What the task asks: A single run of lines is to be printed exactly: starting at the line with "Reproduce this diagram with TikZ." and ending at the line with "(acc) -- (ent);", both included. Leave the pictures out.

Source data:
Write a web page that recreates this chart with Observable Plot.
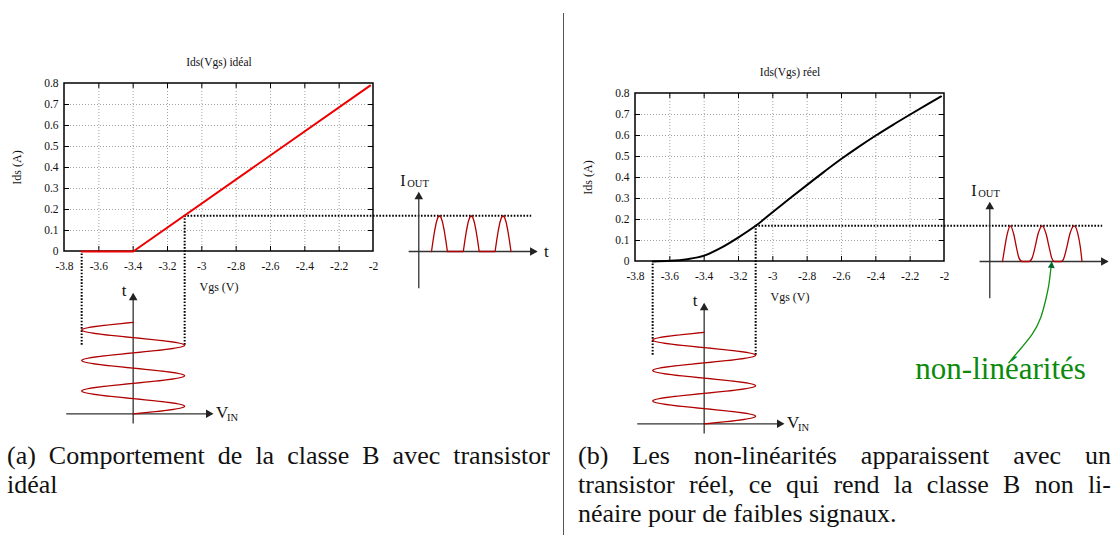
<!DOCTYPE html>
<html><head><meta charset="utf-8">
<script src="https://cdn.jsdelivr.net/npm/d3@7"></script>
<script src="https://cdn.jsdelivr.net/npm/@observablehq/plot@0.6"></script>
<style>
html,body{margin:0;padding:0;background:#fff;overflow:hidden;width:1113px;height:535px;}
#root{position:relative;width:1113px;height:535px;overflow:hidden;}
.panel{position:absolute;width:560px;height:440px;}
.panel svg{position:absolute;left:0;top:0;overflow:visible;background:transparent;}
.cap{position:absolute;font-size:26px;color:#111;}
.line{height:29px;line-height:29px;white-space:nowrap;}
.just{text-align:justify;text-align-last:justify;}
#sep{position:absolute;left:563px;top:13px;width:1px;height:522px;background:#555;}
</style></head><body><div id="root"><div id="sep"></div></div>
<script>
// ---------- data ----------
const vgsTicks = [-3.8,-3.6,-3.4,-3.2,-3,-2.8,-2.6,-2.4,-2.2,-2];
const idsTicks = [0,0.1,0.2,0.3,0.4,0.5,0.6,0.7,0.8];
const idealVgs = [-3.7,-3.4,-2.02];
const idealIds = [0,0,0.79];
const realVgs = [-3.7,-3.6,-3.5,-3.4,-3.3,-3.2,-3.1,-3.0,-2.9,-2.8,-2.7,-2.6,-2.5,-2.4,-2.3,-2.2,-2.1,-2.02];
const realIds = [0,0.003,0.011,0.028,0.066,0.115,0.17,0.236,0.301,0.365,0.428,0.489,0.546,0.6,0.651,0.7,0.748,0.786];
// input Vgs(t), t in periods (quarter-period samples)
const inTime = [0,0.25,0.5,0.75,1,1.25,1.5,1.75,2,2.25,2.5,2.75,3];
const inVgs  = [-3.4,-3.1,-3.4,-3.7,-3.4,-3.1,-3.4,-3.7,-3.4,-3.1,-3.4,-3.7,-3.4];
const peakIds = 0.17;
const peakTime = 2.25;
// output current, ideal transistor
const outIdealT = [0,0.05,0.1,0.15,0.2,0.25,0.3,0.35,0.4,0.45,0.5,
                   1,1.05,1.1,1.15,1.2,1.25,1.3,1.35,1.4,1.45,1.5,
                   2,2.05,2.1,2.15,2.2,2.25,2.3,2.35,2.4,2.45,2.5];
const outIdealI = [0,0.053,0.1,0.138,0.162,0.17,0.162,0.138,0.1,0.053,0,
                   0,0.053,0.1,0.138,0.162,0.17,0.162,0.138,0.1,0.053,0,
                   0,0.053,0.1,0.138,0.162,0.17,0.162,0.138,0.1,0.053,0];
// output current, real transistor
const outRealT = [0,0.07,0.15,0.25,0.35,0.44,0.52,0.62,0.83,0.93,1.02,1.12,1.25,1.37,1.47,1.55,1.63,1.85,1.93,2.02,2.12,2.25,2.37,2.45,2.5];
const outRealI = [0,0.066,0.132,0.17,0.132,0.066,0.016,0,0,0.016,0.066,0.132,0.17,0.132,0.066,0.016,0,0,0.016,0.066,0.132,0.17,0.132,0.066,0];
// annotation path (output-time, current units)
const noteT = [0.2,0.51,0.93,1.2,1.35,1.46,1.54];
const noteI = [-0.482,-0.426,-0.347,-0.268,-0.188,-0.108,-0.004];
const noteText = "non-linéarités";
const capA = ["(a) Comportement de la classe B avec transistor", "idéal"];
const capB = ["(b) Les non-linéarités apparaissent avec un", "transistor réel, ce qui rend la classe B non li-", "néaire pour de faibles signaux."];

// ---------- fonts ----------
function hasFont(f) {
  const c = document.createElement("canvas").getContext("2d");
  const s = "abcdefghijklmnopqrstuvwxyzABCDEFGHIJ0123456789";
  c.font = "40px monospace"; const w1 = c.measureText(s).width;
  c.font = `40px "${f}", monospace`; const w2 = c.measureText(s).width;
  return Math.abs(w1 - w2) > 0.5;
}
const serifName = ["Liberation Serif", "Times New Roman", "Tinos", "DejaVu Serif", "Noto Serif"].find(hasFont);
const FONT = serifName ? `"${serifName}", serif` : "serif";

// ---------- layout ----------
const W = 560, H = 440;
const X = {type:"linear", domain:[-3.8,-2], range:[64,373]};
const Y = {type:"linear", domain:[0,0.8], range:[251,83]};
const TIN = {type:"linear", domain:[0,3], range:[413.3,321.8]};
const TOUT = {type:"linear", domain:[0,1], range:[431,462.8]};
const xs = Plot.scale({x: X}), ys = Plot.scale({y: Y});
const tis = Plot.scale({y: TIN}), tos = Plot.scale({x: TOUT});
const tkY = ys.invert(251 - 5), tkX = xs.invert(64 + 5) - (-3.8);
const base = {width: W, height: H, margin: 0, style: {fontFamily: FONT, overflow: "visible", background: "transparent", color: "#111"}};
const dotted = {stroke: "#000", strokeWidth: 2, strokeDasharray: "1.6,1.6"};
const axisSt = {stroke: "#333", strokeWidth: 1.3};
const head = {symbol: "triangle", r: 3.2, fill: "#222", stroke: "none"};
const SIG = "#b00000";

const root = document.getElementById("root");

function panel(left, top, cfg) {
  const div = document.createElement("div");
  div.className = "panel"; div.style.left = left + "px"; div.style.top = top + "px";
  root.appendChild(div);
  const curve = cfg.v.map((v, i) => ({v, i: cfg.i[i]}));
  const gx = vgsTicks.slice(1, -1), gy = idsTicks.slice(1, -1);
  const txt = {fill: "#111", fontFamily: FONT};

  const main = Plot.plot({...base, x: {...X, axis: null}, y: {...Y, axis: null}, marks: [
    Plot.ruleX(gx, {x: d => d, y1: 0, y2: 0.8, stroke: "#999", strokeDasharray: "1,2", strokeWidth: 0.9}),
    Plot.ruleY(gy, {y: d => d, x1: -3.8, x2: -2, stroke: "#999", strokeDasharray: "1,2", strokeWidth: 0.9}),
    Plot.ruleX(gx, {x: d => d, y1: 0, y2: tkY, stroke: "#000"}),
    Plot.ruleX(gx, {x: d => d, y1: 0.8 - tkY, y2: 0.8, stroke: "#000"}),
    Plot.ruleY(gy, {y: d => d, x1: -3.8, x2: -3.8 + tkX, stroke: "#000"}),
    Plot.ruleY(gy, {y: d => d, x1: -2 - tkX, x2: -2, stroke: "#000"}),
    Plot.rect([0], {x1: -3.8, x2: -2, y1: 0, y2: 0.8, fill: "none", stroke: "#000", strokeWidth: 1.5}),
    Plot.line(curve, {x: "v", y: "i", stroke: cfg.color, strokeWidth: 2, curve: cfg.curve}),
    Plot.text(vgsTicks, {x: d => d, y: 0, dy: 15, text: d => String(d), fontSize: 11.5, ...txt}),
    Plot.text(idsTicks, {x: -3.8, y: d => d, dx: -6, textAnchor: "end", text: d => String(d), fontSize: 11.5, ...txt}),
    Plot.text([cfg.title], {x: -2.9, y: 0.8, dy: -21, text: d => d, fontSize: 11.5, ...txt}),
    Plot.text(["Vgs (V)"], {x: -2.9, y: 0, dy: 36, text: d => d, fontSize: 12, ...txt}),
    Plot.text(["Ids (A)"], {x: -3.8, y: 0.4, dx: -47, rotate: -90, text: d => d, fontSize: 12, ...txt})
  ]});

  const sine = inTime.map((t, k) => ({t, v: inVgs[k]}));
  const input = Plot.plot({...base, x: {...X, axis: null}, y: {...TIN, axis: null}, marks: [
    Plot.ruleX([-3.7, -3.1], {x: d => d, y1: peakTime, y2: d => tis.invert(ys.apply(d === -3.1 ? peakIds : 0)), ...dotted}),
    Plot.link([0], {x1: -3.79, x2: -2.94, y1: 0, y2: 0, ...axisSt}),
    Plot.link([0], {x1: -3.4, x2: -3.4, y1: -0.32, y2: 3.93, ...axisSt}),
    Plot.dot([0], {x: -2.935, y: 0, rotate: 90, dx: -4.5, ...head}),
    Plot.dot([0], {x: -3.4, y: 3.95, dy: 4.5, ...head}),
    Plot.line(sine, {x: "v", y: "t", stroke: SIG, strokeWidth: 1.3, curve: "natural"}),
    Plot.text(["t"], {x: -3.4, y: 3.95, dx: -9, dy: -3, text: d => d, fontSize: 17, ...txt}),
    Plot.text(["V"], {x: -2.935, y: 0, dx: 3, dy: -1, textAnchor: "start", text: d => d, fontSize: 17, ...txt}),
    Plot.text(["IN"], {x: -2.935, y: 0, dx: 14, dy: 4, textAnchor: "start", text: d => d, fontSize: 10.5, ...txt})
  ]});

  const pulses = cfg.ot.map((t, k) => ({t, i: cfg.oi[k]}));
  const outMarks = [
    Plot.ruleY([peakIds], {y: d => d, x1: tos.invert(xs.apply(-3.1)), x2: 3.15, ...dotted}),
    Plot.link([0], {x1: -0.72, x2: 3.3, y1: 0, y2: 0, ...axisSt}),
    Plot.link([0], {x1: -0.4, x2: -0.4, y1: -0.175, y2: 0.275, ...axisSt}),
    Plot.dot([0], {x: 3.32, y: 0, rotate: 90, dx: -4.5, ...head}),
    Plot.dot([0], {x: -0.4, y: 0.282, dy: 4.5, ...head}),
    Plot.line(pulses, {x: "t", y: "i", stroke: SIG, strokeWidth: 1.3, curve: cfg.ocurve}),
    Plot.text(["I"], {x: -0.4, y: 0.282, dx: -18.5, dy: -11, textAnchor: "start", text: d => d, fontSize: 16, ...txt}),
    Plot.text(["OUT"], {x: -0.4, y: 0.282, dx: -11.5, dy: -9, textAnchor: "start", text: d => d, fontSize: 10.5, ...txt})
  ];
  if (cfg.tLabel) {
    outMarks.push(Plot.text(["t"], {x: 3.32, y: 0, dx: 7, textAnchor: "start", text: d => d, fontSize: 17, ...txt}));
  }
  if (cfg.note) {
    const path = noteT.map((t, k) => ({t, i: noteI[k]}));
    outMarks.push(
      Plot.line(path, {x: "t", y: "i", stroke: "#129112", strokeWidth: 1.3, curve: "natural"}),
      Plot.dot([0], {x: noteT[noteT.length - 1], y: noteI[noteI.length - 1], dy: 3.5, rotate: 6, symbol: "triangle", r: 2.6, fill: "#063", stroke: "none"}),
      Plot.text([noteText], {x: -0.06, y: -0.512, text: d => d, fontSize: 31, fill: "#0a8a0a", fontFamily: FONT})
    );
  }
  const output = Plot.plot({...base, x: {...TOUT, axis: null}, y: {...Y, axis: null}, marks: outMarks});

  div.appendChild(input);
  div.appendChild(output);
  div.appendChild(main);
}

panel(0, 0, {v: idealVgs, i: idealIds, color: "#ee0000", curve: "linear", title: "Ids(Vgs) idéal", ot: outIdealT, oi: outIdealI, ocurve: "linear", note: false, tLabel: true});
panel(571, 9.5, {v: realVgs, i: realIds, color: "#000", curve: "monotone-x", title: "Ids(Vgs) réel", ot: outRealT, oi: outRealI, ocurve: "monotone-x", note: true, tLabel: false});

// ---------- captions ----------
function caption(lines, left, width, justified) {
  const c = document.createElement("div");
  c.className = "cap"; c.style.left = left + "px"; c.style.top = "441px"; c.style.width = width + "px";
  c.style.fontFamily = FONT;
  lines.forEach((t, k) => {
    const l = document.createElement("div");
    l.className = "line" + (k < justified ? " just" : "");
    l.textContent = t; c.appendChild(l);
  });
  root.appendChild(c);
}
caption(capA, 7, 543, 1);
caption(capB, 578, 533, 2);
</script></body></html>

* * *

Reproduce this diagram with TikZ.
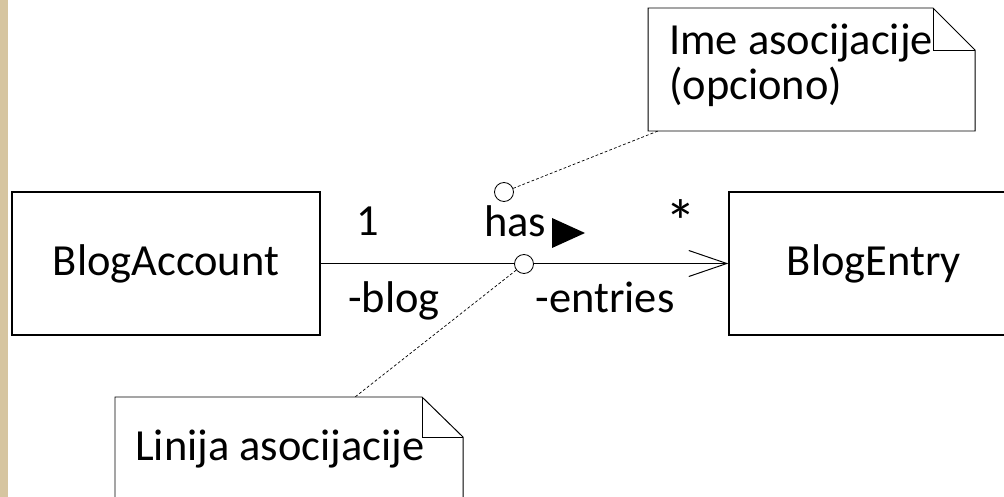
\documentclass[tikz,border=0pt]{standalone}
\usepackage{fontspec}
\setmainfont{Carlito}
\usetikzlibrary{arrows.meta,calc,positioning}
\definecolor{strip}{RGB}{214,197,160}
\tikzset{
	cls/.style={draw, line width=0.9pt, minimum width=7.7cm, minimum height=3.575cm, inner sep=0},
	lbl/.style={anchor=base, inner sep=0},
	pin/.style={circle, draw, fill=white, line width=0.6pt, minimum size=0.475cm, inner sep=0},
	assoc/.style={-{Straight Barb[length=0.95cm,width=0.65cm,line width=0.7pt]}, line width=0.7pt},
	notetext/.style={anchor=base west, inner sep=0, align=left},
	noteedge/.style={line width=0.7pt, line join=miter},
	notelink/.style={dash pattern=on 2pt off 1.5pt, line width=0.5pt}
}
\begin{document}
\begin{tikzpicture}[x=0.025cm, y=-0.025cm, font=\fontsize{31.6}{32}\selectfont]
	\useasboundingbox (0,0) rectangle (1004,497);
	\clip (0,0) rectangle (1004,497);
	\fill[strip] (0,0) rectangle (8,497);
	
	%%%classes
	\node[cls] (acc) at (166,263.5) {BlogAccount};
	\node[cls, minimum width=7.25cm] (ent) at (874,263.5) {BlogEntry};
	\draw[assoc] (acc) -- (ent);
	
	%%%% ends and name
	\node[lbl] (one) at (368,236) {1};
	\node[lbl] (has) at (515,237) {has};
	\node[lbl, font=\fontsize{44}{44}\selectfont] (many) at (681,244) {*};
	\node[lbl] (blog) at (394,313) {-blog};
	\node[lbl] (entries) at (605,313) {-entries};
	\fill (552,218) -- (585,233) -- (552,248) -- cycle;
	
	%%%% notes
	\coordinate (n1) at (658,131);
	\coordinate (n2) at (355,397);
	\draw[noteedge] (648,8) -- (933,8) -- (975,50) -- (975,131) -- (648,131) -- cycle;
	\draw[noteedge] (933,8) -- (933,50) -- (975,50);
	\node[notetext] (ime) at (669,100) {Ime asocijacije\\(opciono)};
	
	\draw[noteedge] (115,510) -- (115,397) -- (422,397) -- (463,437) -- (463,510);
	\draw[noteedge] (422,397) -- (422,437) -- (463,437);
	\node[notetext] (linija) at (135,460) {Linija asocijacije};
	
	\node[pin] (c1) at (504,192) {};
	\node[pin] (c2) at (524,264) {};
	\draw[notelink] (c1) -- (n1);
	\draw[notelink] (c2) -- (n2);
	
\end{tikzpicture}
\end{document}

Solution for this problem:
Reproduce this diagram with TikZ.
\documentclass[tikz,border=0pt]{standalone}
\usepackage{fontspec}
\setmainfont{Carlito}
\usetikzlibrary{arrows.meta,calc,positioning}
\definecolor{strip}{RGB}{214,197,160}
\tikzset{
	cls/.style={draw, line width=0.9pt, minimum width=7.7cm, minimum height=3.575cm, inner sep=0},
	lbl/.style={anchor=base, inner sep=0},
	pin/.style={circle, draw, fill=white, line width=0.6pt, minimum size=0.475cm, inner sep=0},
	assoc/.style={-{Straight Barb[length=0.95cm,width=0.65cm,line width=0.7pt]}, line width=0.7pt},
	notetext/.style={anchor=base west, inner sep=0, align=left},
	noteedge/.style={line width=0.7pt, line join=miter},
	notelink/.style={dash pattern=on 2pt off 1.5pt, line width=0.5pt}
}
\begin{document}
\begin{tikzpicture}[x=0.025cm, y=-0.025cm, font=\fontsize{31.6}{32}\selectfont]
	\useasboundingbox (0,0) rectangle (1004,497);
	\clip (0,0) rectangle (1004,497);
	\fill[strip] (0,0) rectangle (8,497);
	
	%%%classes
	\node[cls] (acc) at (166,263.5) {BlogAccount};
	\node[cls, minimum width=7.25cm] (ent) at (874,263.5) {BlogEntry};
	\draw[assoc] (acc) -- (ent);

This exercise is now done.